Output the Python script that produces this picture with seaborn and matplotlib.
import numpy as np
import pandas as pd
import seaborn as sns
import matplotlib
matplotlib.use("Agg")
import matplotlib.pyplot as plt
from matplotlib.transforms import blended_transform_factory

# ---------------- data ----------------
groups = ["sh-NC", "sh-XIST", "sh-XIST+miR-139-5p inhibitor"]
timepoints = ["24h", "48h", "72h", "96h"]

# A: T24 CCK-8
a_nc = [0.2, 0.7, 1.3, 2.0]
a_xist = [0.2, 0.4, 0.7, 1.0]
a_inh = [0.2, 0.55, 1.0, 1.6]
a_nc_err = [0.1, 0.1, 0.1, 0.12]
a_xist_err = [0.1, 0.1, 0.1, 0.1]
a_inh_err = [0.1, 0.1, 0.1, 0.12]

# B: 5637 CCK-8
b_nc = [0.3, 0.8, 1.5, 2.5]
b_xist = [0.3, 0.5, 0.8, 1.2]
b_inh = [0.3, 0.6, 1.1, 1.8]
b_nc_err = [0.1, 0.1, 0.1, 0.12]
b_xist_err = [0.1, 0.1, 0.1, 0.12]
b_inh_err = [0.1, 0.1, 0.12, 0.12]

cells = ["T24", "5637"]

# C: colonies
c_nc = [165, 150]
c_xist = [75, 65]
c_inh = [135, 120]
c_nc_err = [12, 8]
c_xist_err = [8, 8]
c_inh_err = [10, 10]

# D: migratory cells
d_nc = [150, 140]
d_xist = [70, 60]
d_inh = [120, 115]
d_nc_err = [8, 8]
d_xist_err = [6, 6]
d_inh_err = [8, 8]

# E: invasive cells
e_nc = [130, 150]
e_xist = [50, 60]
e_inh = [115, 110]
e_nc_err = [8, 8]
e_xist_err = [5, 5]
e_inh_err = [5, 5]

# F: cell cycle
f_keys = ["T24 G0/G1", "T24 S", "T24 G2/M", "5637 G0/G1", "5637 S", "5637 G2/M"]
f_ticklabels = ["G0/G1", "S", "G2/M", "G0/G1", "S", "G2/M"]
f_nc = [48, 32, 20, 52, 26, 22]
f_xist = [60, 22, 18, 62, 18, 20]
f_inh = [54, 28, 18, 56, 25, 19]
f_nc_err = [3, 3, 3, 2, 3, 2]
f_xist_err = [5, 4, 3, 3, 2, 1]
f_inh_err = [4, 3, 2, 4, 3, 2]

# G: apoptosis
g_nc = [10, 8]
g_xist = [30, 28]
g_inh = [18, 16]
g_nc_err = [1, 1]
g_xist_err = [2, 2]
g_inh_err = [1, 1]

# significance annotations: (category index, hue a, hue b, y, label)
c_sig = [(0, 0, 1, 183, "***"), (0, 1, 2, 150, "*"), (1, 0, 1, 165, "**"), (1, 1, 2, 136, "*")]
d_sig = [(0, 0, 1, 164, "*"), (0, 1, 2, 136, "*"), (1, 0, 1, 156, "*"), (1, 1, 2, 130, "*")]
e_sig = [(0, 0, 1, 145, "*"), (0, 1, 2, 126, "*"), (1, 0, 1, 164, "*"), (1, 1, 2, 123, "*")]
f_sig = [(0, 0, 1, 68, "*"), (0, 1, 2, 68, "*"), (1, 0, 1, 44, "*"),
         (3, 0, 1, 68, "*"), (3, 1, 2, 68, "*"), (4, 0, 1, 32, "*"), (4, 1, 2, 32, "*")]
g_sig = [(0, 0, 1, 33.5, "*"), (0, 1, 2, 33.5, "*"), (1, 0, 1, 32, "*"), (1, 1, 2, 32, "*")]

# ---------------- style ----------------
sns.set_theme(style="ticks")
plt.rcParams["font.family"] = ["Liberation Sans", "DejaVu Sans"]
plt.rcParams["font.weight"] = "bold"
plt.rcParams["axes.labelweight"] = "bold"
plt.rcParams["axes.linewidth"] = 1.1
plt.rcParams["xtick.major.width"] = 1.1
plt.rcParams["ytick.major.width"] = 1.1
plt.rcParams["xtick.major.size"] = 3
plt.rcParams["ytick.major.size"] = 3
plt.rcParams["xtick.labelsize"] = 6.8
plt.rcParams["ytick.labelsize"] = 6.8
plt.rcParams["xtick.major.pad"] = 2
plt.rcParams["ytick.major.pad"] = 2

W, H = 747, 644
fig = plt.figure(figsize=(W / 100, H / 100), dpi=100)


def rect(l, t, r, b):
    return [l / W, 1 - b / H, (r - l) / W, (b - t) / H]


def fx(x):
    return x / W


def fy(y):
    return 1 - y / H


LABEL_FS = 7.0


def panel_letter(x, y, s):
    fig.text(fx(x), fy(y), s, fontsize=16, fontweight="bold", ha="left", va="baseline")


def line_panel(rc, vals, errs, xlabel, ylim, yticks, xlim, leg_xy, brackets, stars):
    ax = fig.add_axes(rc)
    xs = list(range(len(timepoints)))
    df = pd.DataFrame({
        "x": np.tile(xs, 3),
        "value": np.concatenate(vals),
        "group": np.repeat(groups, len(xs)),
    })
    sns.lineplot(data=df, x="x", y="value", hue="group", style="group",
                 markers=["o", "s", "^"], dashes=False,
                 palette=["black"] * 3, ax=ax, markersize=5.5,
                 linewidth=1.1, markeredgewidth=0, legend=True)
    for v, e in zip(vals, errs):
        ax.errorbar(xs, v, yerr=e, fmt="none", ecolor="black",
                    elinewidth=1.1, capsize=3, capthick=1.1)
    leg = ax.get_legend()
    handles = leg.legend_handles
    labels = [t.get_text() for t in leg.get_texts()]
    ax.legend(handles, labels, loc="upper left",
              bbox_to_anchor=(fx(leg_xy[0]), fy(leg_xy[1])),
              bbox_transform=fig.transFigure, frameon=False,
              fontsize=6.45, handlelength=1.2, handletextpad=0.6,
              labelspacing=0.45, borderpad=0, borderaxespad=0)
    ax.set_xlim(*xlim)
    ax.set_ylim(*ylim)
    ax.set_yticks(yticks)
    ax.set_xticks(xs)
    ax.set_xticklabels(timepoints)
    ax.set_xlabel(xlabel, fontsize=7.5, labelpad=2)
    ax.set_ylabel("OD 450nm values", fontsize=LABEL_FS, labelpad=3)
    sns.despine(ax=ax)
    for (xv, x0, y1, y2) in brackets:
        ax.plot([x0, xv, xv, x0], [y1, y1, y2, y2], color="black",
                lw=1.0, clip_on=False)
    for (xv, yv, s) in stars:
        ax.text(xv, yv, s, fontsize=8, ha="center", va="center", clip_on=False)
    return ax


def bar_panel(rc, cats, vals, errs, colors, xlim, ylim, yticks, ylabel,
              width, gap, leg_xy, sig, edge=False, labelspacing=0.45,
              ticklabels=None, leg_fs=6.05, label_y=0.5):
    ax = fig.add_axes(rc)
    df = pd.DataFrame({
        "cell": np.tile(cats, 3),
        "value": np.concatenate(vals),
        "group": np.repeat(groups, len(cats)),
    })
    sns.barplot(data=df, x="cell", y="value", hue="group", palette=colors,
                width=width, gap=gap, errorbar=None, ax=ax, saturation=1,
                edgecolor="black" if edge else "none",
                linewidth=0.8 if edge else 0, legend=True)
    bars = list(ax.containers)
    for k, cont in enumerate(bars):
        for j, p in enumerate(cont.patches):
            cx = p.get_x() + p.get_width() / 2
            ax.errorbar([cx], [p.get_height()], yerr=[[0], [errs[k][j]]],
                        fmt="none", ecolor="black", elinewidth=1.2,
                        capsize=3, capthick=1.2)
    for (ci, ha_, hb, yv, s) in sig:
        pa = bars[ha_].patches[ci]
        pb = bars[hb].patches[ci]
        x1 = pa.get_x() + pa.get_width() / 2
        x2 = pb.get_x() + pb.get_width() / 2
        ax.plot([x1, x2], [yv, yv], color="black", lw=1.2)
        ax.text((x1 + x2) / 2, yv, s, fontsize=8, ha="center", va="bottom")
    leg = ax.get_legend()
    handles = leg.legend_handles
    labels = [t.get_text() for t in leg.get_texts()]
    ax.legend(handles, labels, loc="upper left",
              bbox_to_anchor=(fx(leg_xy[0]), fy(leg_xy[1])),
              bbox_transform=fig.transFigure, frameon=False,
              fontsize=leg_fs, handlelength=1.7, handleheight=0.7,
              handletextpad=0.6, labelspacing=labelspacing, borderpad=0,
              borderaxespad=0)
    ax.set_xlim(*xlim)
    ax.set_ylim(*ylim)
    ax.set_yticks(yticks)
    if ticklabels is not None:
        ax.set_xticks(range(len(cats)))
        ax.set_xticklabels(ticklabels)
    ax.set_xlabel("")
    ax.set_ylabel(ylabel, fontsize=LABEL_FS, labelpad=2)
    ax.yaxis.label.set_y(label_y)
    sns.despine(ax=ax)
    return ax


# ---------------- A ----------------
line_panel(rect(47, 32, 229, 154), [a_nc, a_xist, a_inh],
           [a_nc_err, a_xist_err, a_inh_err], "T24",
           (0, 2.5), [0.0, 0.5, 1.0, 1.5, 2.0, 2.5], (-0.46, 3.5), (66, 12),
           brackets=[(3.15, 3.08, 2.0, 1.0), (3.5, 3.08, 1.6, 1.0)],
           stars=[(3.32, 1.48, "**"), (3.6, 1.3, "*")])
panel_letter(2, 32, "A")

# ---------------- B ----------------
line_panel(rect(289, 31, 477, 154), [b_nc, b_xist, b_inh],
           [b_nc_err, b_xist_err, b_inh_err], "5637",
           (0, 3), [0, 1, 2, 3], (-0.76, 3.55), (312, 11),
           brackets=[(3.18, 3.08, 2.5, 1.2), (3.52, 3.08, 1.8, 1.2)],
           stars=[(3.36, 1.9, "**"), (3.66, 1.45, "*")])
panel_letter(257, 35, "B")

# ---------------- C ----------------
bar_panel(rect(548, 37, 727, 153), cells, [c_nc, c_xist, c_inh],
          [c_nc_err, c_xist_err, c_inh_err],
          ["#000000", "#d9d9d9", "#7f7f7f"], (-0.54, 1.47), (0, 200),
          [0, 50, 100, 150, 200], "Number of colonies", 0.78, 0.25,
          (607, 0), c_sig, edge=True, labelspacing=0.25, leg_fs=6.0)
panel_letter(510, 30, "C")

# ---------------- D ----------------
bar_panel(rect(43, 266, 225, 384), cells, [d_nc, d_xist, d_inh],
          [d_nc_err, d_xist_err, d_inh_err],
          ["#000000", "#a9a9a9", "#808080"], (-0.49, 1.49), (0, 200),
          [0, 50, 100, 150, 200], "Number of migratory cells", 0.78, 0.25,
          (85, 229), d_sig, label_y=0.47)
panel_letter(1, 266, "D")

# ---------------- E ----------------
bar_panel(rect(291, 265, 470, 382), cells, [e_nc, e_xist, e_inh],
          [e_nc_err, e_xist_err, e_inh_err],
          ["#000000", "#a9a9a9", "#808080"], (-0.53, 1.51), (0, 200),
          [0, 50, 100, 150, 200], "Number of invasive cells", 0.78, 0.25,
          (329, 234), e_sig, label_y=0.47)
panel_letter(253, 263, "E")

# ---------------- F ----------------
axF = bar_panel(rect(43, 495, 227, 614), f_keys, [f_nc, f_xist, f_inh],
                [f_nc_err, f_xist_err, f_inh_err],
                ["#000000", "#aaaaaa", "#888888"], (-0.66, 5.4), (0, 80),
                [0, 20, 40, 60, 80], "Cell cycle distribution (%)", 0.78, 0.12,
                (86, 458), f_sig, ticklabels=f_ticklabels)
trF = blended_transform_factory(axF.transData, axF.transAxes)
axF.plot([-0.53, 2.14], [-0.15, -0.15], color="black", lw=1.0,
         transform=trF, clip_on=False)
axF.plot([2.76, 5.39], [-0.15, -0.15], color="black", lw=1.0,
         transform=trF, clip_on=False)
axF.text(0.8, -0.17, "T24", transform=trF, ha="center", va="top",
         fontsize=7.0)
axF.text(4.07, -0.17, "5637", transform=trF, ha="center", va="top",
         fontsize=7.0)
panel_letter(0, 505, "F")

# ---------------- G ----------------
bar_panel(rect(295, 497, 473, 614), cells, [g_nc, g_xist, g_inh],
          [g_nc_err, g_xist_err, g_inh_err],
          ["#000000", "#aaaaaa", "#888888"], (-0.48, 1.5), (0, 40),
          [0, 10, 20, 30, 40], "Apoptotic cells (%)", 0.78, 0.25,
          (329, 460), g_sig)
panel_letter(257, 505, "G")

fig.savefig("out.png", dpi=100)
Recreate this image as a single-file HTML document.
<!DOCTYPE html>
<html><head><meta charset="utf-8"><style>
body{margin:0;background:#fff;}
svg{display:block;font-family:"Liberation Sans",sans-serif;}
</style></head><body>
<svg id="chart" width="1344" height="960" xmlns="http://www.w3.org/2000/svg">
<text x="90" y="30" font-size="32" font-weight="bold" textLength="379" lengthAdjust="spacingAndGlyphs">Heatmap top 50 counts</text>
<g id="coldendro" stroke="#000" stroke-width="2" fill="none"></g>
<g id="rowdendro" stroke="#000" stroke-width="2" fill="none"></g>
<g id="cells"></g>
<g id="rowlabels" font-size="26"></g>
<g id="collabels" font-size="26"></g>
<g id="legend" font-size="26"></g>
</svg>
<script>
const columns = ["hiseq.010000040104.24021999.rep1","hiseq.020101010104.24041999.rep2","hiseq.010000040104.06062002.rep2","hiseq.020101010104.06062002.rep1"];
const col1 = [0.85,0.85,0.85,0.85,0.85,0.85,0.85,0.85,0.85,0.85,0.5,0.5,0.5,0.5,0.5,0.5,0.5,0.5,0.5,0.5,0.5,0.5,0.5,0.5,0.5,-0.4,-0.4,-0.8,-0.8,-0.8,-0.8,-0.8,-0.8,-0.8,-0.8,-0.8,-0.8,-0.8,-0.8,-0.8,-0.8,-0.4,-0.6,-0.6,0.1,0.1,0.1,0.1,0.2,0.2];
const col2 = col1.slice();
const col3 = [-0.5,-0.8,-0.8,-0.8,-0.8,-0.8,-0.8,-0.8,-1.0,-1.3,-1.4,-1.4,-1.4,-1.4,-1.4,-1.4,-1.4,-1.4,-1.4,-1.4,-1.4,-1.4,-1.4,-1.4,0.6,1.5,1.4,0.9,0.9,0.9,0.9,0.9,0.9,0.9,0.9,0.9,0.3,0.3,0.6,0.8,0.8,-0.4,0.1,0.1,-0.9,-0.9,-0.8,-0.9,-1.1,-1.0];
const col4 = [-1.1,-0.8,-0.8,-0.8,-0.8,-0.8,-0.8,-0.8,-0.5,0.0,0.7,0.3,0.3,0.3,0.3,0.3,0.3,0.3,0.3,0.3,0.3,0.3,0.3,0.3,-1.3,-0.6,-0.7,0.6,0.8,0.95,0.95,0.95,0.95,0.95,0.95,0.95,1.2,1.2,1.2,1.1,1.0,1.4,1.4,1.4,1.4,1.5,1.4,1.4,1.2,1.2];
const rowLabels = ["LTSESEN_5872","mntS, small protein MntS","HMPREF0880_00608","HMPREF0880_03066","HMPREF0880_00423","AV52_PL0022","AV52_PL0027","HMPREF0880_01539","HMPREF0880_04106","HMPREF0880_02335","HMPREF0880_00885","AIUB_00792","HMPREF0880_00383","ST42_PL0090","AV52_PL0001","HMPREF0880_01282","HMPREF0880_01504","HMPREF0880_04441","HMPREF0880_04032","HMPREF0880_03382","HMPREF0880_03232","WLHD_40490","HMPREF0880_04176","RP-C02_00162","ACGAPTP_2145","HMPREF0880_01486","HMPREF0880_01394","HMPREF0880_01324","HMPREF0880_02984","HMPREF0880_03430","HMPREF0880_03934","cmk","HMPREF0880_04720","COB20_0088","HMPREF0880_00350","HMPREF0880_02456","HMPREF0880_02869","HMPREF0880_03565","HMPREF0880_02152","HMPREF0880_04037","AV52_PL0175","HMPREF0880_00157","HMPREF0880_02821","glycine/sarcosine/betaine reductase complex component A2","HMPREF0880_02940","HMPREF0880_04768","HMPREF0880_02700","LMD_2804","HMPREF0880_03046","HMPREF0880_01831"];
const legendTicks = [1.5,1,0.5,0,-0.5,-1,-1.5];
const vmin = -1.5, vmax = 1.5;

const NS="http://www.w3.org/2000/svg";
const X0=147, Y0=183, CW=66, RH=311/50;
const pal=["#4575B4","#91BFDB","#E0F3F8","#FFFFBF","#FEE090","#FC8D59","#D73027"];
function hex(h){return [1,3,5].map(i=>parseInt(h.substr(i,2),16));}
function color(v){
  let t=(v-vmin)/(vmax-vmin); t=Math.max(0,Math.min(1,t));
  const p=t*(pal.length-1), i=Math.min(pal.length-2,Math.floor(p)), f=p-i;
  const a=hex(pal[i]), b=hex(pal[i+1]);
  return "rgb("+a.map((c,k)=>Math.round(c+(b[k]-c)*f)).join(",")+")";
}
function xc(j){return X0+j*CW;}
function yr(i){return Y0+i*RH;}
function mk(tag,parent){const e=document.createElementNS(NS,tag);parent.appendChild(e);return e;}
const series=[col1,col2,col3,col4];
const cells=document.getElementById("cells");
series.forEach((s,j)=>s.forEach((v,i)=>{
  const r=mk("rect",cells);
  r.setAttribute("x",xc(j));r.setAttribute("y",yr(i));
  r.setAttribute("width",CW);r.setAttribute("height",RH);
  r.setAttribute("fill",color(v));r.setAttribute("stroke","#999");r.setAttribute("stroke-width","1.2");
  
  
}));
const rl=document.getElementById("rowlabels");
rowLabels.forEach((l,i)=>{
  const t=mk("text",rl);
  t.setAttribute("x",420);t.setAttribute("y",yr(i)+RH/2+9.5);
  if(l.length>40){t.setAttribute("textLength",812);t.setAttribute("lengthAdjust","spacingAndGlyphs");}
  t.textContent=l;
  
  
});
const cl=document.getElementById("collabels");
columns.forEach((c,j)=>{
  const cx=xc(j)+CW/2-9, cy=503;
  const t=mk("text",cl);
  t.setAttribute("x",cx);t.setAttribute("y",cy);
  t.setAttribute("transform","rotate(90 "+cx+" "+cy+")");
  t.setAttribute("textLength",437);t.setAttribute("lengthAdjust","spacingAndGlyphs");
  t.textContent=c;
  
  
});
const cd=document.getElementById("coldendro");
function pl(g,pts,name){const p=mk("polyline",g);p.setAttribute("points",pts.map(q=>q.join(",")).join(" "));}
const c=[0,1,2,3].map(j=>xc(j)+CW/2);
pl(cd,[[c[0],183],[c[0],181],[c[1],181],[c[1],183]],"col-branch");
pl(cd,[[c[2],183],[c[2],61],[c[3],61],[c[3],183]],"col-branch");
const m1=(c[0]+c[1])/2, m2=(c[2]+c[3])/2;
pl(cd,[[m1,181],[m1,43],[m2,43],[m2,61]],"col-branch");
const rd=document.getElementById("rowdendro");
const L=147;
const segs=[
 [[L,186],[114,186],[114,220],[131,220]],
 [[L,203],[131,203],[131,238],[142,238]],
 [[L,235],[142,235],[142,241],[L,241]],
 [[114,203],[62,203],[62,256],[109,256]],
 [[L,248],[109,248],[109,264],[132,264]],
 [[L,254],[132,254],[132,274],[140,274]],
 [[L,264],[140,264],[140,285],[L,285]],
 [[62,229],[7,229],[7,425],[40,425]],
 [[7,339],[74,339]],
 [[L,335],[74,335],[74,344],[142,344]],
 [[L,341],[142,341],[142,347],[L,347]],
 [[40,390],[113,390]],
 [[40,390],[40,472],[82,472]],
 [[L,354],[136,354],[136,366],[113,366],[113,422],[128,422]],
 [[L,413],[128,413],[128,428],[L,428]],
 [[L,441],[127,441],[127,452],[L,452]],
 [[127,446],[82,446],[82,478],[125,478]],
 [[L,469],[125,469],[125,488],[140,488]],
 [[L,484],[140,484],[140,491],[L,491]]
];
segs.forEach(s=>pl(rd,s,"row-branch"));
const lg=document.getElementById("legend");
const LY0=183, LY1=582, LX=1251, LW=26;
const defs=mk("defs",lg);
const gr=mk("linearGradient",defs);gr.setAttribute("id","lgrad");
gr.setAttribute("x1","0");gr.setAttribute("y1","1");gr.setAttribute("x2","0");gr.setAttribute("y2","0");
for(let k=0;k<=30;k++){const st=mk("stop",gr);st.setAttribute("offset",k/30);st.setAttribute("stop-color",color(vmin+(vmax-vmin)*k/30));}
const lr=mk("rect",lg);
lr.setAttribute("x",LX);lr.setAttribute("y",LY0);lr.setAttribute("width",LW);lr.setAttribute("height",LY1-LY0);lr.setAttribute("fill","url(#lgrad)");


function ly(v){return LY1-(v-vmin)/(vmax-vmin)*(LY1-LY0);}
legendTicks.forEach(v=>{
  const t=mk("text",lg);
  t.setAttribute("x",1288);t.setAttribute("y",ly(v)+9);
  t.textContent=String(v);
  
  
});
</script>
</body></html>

● ● ● ●

■ Task objective ■
Pull out each line of the listing that holds the string "script".

■ Solved exercise ■
Output the Python script that produces this picture with seaborn and matplotlib.
<script>
</script>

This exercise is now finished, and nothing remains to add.